One of the best things to have ever happened to crypto long term, is also proving to be one of the worst things to have ever happened to crypto in the short term. Hello, I’m Crypto Casey and in this video we are going to explore how mass adoption of cryptocurrencies, particularly bitcoin, by institutional investors is a double-edged sword that is helping make crypto more mainstream, while also suppressing its price. Bitcoin was created to be a retail asset, but has been corrupted in recent years by traditional mainstream financial markets.
Surprise, surprise. So let’s dive in and look at what may be a key factor in bitcoin’s price and how we can use this information to help us make better investment decisions in the crypto markets both short and long term. To help us wrap our heads around how certain aspects of traditional financial instruments applied to bitcoin are suppressing its price, first we need to understand the difference between equity-based assets and debt-based assets.
Title Screen: Equity-Based Assets Equity is just a fancy financial term that describes value or conveys ownership of value. The word equity is commonly used to describe ownership of shares in a company like stocks or the percentage of ownership someone might have in a company or real estate. For example, if your house is worth $100,000 and you paid $50,000 up front for the house and got a mortgage to cover the other $50,000, then you have 50% equity in the house.
That 50% equity conveys the amount of value of the asset that you own. Cool. So your house in this example is an equity-based asset because there is real underlying value of the real estate.
Same with stocks. Shares of stocks are equity-based assets because there is real underlying value determined by the free market. So bitcoin, as a new digital asset, was designed to be equity-based money and has been accepted by the free market as an equity-based asset, as we can see from it’s amazing upward price movements since inception over a decade ago.
Awesome. Now that we understand equity-based assets, let’s explore a major transition that occurred in the US economy to better understand how the US dollar went from an equity-based money to what it is today. Before the US went off the gold standard, the US was an equity-financed economy, meaning all of the debt borrowed by corporations outside of the financial realm was backed by real money in savings accounts.

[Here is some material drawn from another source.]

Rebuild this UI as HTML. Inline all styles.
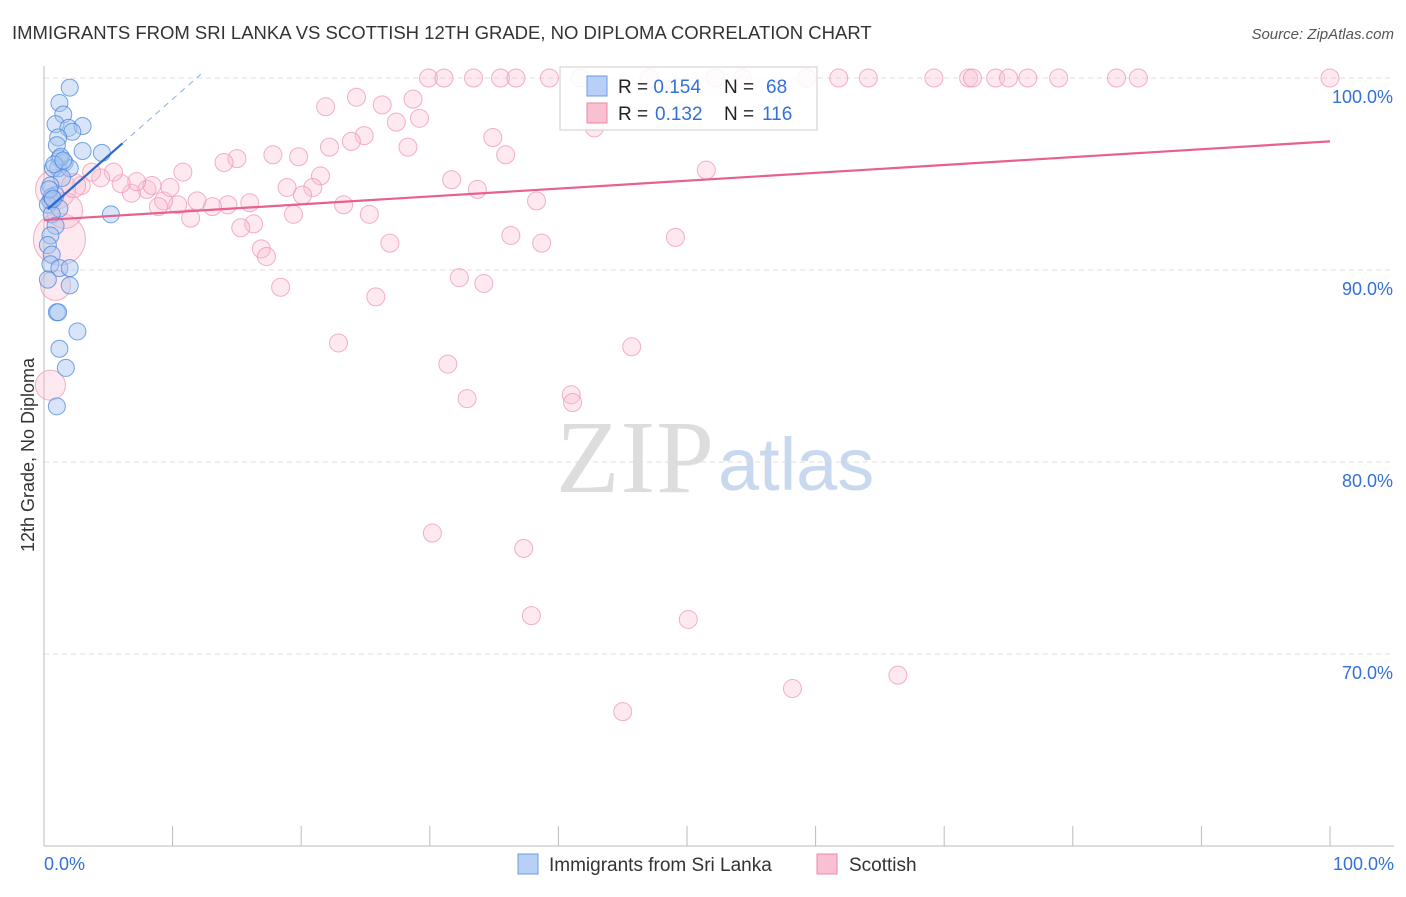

Basically, the total dollar value of savings made by people and companies in the real economy equaled the total amount of debt corporations borrowed to grow their businesses. During this time, we were saving more of the money that we earned rather than using it to consume or buy products and services. So we consumed less than we produced.
During this time, debt in the US economy was backed by real US dollars, and US dollars were backed by gold. Hence the equity-based monetary system, where money was backed by underlying assets. After we abandoned the gold standard, the US turned into a debt-based economy and started using circulation credit, or fractional reserve banking.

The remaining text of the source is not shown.